Not every day because really, she knows she’s expected to at least attempt everything in there, and I don’t want to make a huge big deal over it. But often enough that the message is heard, reinforced, and remembered.
About a month ago, I noticed that she was eating that one piece of kiwi without any comment at all. Without any dire faces, any grimaces. Without, it seemed, even noticing it was there. So about a month ago, I started putting two or three pieces in her box.
They all got eaten. They were perhaps, left for last, but they got eaten. And then one day, they weren’t left for last. So the next time, I gave her the same size helping as everyone else.
She ate them all.
“Hey, Jazz! Look at that! You ate your whole snack!”
She looks into her empty container. “Yeah, I ate all my snack!”
“You ate all the bananas, and all the nectarines, and all the kiwi!” I beam at her.
She hasn’t quite seen where we’re going with this, but she’s happy with the attention and beams back. “I ate it all!”
“You did! Even the kiwi! You know what? I think your tummy and your tongue like kiwi now! I think they saw that kiwi coming, and they said ‘YUMMY! We love kiwi!'”

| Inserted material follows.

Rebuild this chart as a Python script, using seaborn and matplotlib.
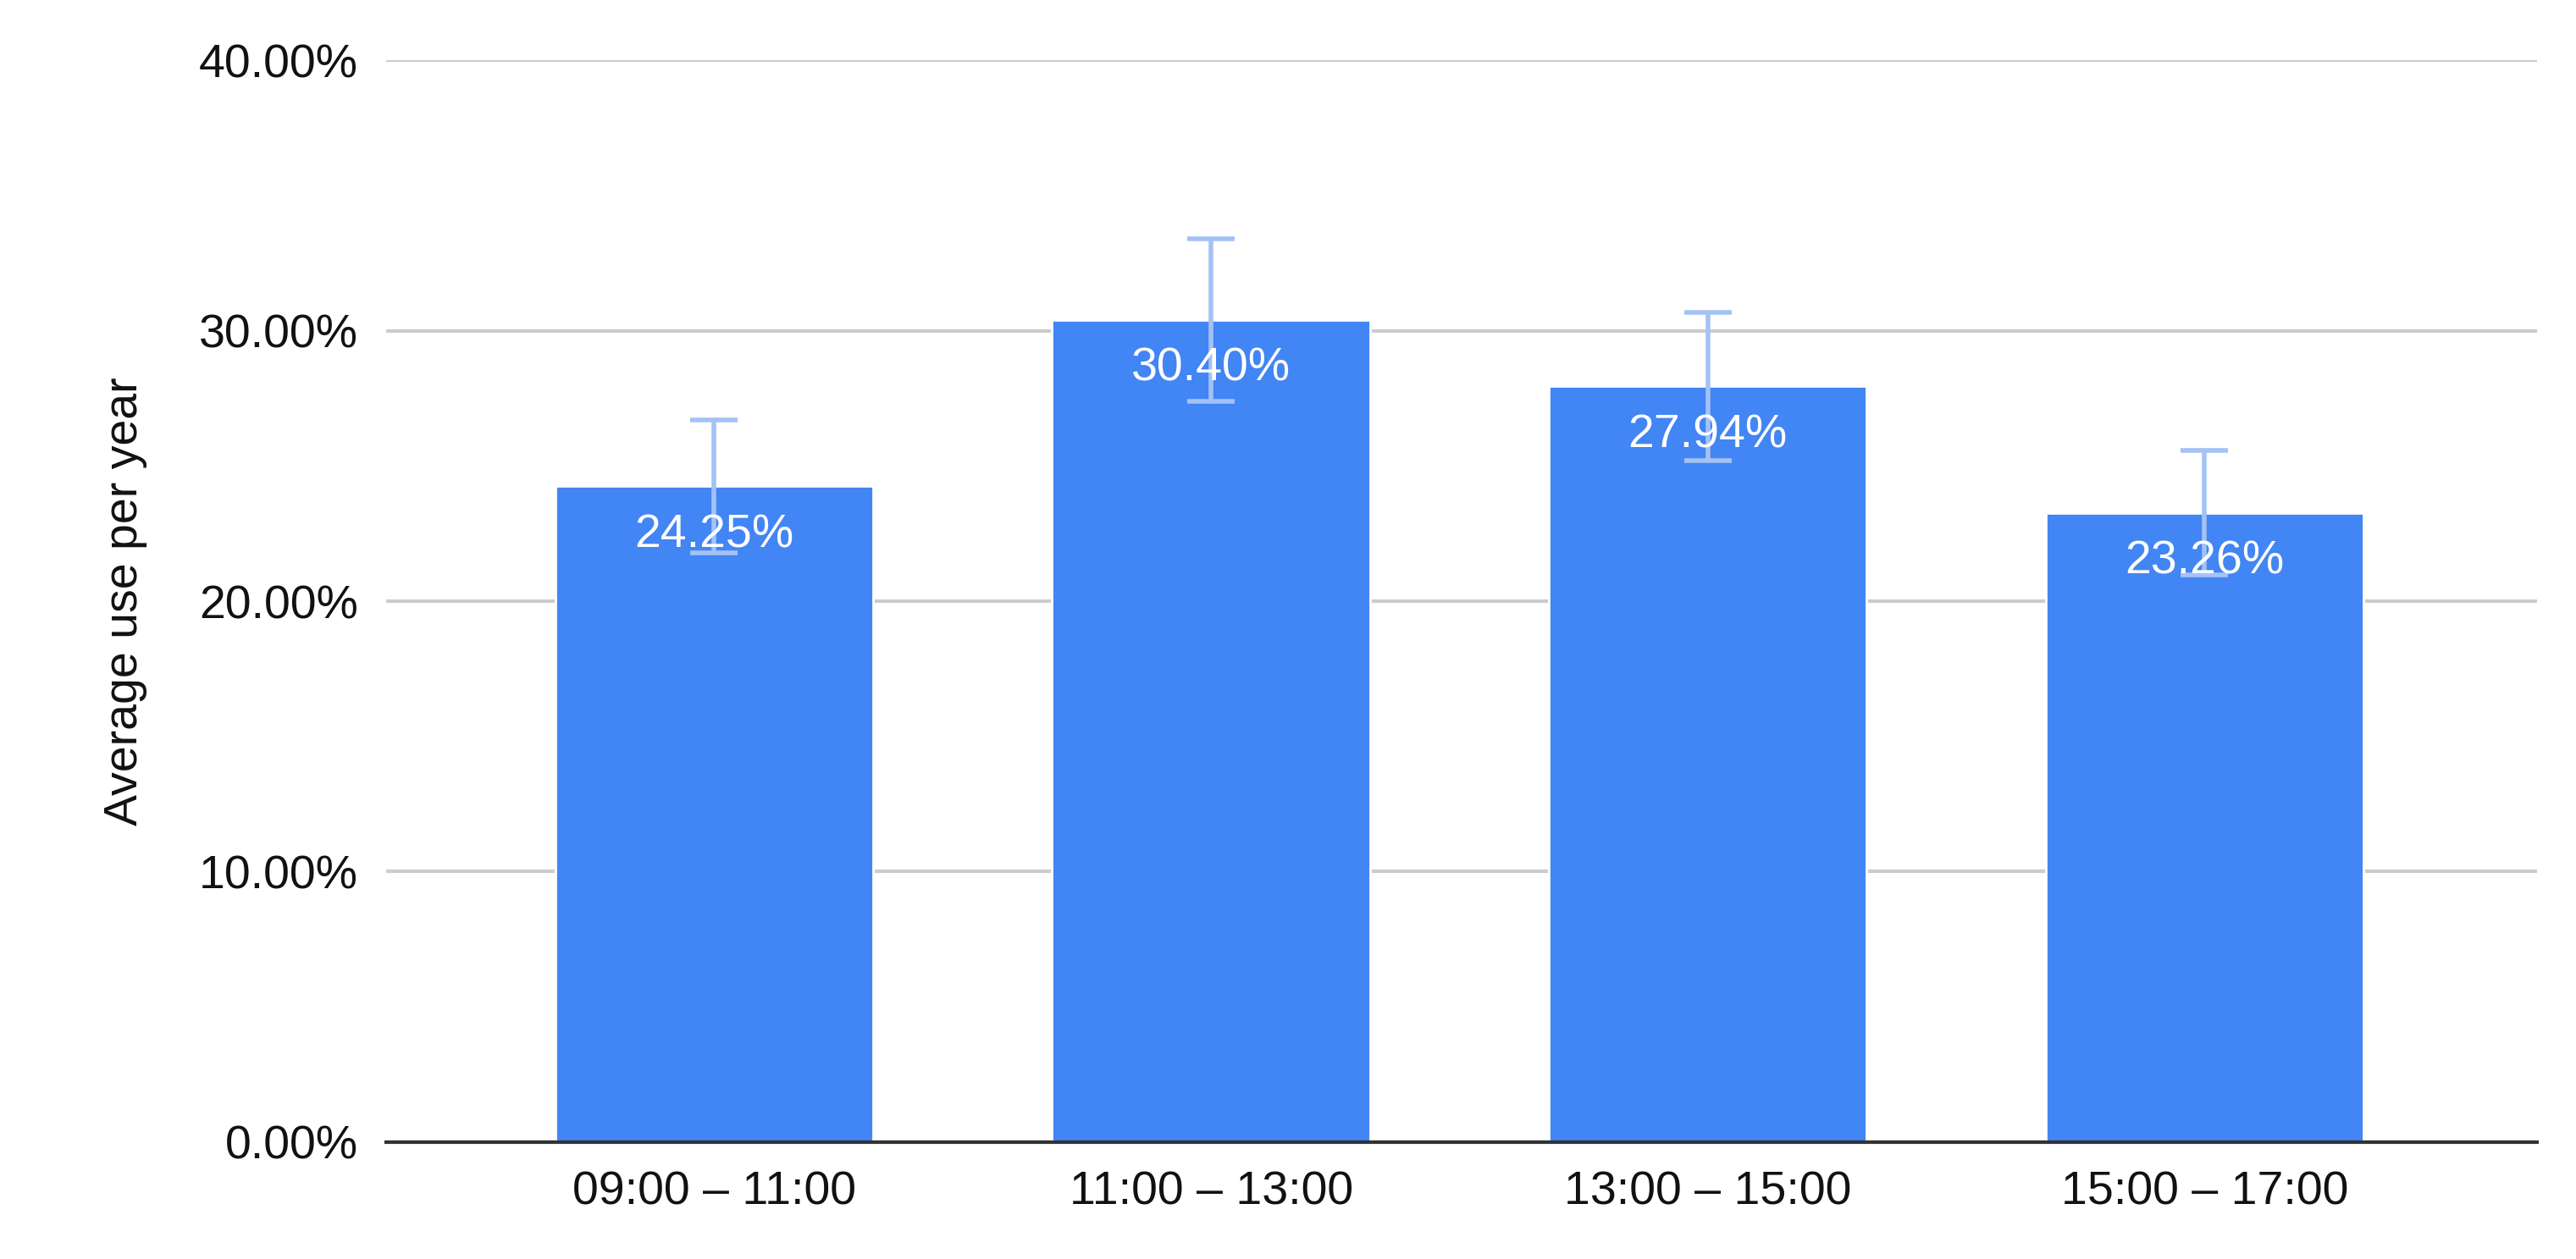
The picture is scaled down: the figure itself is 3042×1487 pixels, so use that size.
import matplotlib
matplotlib.use("Agg")
import matplotlib.pyplot as plt
import seaborn as sns
import pandas as pd
from matplotlib.ticker import FuncFormatter

# data
slots = ["09:00 – 11:00", "11:00 – 13:00", "13:00 – 15:00", "15:00 – 17:00"]
avg_use = [24.25, 30.40, 27.94, 23.26]
err = [2.45, 3.0, 2.75, 2.3]

sns.set_style("white")
plt.rcParams['font.family'] = ['Liberation Sans', 'DejaVu Sans']

df = pd.DataFrame({"slot": slots, "use": avg_use})

fig = plt.figure(figsize=(15.21, 7.435), dpi=200)
ax = fig.add_axes([0.15, 0.093, 0.835, 0.859])
sns.barplot(data=df, x="slot", y="use", color="#4285F4", saturation=1,
            width=0.64, ax=ax, errorbar=None)
ax.errorbar(range(len(slots)), avg_use, yerr=err, fmt="none",
            ecolor="#A4C2F4", elinewidth=2, capsize=10, capthick=2, zorder=3)
for i, v in enumerate(avg_use):
    ax.text(i, v - 1.0, f"{v:.2f}%", ha="center", va="top", color="white",
            fontsize=20, zorder=4)

ax.set_ylim(0, 40)
ax.set_yticks([0, 10, 20, 30, 40])
ax.yaxis.set_major_formatter(FuncFormatter(lambda v, p: f"{v:.2f}%"))
ax.yaxis.grid(True, color="#cccccc", linewidth=1.5)
ax.set_axisbelow(True)
for s in ["top", "right", "left"]:
    ax.spines[s].set_visible(False)
ax.spines["bottom"].set_color("#333333")
ax.spines["bottom"].set_linewidth(1.5)
ax.tick_params(axis="both", labelsize=20, length=0, pad=12, labelcolor="#111111")
ax.set_xlabel("")
ax.set_ylabel("Average use per year", fontsize=20, labelpad=22, color="#111111")
ax.set_xlim(-0.66, 3.67)

fig.savefig("out.png", dpi=200)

She looks into her empty container, eyebrows raised in surprised. You can see the thought bubble: “Well, damn! Mary’s right! I did like that kiwi!” She looks back up at me, and her face breaks into an ever bigger grin. “My tummy likes kiwi! I think it’s yummy!”
“Yes, you do. Isn’t that great?”
“I like kiwi!” She’s still a little wonderstruck, but she also knows it’s true.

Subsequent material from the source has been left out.